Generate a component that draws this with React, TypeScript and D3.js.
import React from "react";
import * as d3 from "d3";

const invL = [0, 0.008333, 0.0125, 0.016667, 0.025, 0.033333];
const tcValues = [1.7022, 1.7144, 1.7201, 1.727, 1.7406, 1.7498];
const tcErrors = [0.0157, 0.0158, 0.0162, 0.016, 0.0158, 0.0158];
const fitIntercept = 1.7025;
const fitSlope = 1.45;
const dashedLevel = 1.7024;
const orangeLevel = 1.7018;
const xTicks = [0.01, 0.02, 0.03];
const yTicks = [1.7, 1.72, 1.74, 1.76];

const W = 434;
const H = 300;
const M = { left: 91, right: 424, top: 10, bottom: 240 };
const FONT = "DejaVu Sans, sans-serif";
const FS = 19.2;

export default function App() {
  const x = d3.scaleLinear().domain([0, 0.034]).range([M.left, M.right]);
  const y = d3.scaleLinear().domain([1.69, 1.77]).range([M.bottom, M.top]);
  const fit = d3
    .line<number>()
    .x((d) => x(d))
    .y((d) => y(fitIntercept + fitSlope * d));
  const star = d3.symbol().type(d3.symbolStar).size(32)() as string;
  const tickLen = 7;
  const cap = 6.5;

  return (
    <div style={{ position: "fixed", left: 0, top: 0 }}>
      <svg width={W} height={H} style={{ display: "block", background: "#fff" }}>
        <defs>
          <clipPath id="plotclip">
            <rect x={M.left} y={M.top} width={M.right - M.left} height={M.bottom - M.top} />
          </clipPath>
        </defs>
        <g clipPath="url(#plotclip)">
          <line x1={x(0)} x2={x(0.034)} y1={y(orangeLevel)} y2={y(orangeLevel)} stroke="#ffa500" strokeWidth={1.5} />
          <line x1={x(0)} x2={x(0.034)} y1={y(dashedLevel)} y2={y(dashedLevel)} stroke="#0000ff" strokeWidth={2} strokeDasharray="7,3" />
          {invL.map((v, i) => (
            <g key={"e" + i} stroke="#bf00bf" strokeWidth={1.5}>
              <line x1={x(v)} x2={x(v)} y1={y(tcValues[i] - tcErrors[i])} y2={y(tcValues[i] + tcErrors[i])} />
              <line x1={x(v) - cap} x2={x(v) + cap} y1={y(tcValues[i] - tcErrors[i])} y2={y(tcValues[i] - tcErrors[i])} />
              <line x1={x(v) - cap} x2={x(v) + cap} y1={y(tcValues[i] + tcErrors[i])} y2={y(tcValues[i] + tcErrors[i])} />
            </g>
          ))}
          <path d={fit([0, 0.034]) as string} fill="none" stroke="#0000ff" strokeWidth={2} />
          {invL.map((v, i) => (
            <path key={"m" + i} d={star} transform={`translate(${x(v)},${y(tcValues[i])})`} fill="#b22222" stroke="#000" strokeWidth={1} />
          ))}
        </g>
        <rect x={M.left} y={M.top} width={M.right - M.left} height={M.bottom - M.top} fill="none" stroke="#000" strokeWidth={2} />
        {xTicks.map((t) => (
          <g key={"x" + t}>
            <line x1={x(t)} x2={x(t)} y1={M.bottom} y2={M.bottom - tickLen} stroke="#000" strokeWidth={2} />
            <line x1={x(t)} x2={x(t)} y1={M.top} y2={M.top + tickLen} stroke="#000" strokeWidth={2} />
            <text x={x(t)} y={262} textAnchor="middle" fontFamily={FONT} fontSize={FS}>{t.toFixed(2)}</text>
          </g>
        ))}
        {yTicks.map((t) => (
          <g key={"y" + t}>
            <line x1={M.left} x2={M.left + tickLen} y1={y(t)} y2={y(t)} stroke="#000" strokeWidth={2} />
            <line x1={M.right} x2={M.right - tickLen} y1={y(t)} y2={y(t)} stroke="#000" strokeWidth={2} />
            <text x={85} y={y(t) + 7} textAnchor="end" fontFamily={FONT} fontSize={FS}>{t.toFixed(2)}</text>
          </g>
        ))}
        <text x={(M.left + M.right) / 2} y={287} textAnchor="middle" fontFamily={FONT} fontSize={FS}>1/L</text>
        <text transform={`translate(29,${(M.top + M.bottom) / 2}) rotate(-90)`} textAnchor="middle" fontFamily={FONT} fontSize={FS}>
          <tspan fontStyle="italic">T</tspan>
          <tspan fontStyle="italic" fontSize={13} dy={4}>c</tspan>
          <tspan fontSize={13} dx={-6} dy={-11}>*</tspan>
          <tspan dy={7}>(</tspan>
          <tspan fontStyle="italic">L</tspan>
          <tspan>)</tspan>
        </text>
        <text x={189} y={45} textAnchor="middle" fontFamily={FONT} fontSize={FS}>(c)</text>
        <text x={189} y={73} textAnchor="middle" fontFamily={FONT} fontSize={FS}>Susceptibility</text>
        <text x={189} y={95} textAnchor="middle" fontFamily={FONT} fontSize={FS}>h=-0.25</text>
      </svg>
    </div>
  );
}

---

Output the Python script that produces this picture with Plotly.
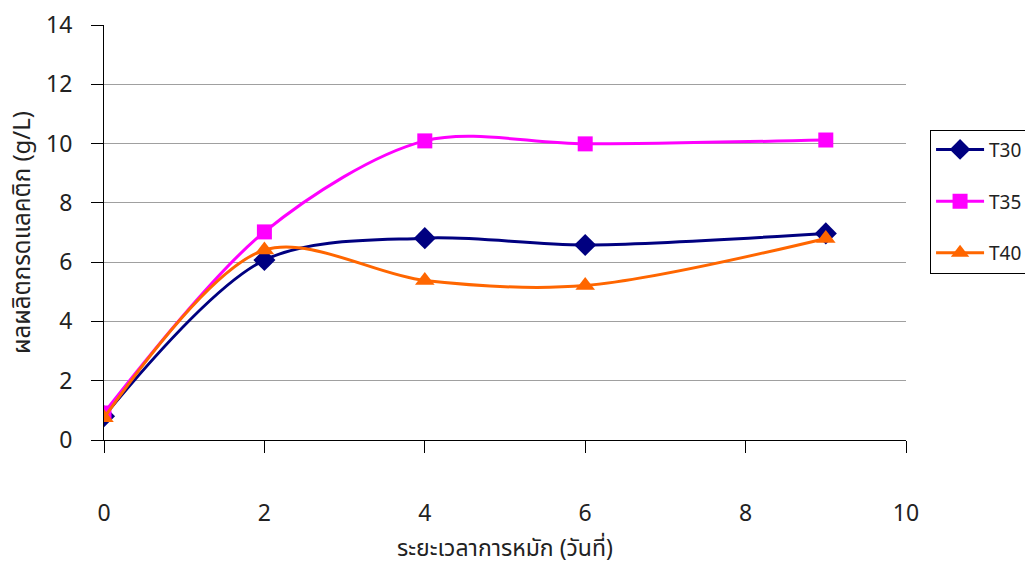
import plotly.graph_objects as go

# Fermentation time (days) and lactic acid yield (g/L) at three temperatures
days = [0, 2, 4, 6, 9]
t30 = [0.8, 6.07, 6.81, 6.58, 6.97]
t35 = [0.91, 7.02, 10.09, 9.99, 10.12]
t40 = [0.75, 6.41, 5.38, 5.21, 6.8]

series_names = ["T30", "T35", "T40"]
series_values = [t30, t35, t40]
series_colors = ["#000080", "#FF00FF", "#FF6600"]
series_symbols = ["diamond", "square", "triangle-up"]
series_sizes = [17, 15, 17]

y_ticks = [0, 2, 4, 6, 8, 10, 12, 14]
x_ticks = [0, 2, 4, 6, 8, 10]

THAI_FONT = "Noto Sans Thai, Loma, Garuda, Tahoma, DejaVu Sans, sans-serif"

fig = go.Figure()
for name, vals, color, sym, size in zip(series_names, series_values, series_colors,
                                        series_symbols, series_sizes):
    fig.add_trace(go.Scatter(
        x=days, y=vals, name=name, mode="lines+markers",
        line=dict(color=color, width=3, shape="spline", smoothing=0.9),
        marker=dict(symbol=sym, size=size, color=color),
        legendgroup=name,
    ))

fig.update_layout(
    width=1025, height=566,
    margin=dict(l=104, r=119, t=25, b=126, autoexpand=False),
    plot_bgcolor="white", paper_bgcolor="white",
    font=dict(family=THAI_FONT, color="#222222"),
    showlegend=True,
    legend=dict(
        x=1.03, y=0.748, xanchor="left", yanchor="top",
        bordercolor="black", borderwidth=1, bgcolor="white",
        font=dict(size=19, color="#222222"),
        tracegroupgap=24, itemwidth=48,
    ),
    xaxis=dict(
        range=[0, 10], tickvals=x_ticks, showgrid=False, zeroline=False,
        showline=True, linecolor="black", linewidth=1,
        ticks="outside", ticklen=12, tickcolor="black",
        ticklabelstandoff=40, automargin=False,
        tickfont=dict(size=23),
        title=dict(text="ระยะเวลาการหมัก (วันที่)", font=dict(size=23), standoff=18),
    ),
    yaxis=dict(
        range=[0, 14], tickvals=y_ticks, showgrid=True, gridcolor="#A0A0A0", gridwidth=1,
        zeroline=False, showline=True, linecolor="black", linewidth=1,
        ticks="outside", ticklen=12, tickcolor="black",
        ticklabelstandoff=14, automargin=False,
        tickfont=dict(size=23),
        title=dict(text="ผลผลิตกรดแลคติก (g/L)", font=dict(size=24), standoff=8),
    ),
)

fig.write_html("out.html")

* * *

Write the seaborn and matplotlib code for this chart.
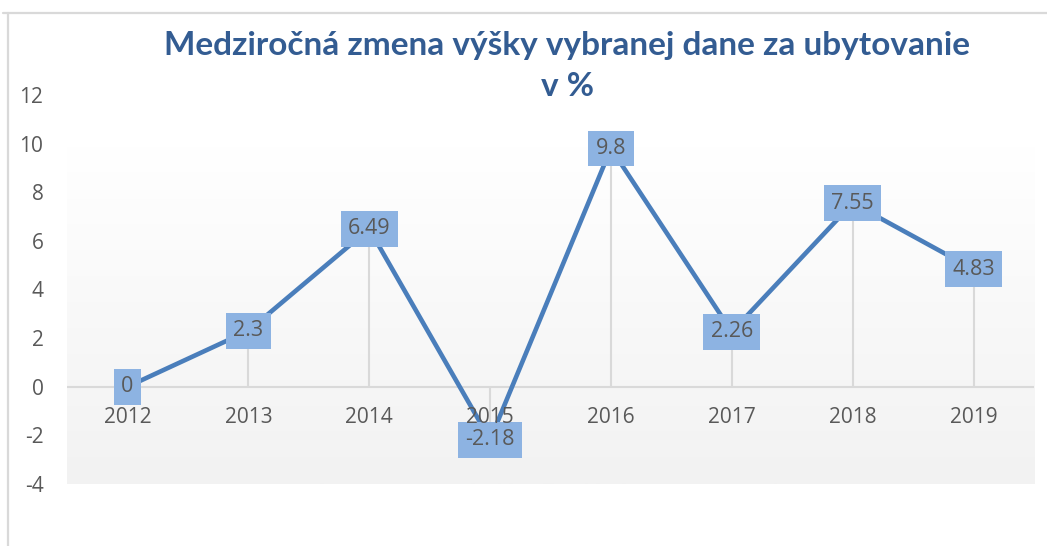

**The request:** Extract from the records above the lines from the one containing "Generate a component" to the one containing "import * as", both lines included, exactly as they appear and with nothing else.

**Complete response:**
Generate a component that draws this with React, TypeScript and D3.js.
import React from "react";
import * as d3 from "d3";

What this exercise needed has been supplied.